分析すると、キューバの報道、特にアメリカとの国交回復のニュースばかりが目立つ結果となったが、この地域には他に重要な出来事がなかったのだろうか。3社のうち1社にでも記事があったのは、33ある中南米諸国のうち21カ国であり、うち6か国(ホンジュラス、エクアドル、ハイチ、ニカラグア、ドミニカ共和国、エルサルバドル)が500字に満たない文字数で、たった1社にのみ取り上げられたものであった。取り上げられなかった出来事や扱いの小さかった出来事は重要ではないということなのだろうか。
2015年には、アルゼンチン、セントクリストファー・ネーヴィス、ガイアナ、スリナム、グアテマラ、トリニダード・トバゴ、ハイチ、ベリーズ、セントビンセント及びグレナディーン諸島で大統領選挙や総選挙が行われた。アルゼンチンの大統領選は12年続いた左派政権が敗北し、ベネズエラにおいて行われた国会議員選挙では左派である与党が敗北するなど、多くの政治的動向が見られた。アルゼンチンやベネズエラ、グアテマラ、ハイチでは選挙に関する記事が見られたが、その他の国に関しては記事がなかった。また、今年2016年の、50年に及ぶ世界で最も長く続いたコロンビア戦争の和平合意に至る合意形成においても重要な年であった。メキシコの麻薬戦争問題や、2014年12月より中国系企業が着手し始めたニカラグア運河の建設プロジェクトに現地住民が住宅や環境に与える影響などから何度も抗議運動が行われていた。しかし、これらの問題に関してもほとんど取り上げられることはなかった。

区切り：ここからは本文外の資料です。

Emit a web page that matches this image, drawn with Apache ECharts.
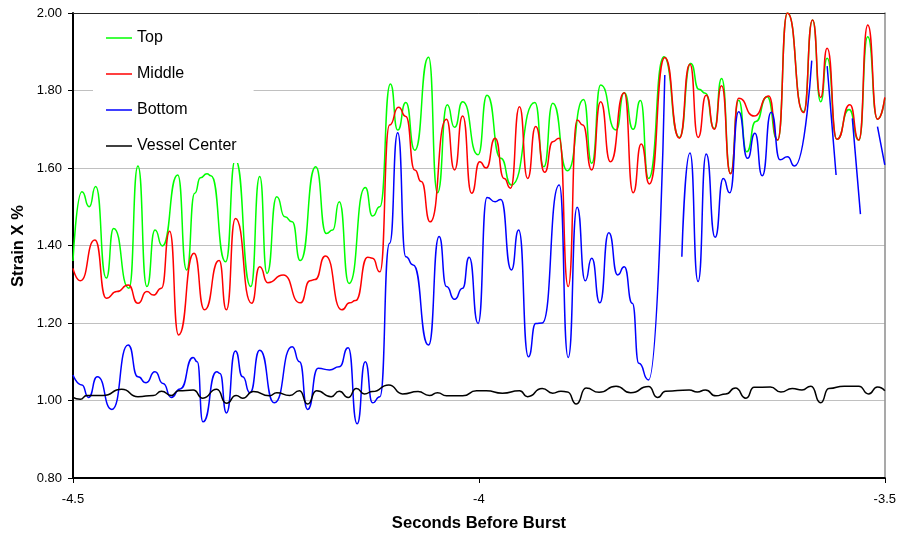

このように日本では報道されないが重要な出来事は現実には多くあるだろう。しかし現在の日本において中南米報道は全体的に乏しく、少ない中で大きく取り上げられるニュースがひとつでも起きると2015年のように1国に非常に偏った報道になってしまう。世界の、人類の大きな一部を占める中南米の現状に対する理解を妨げる結果になってしまう。一般の人にとって、遠く離れた地域のイメージ形成は報道をもってなされることも多いだろう。報道されたものは現実を映し出している一部に過ぎないと捉えることでまた違った目線でニュースを読み解くことができるかもしれない。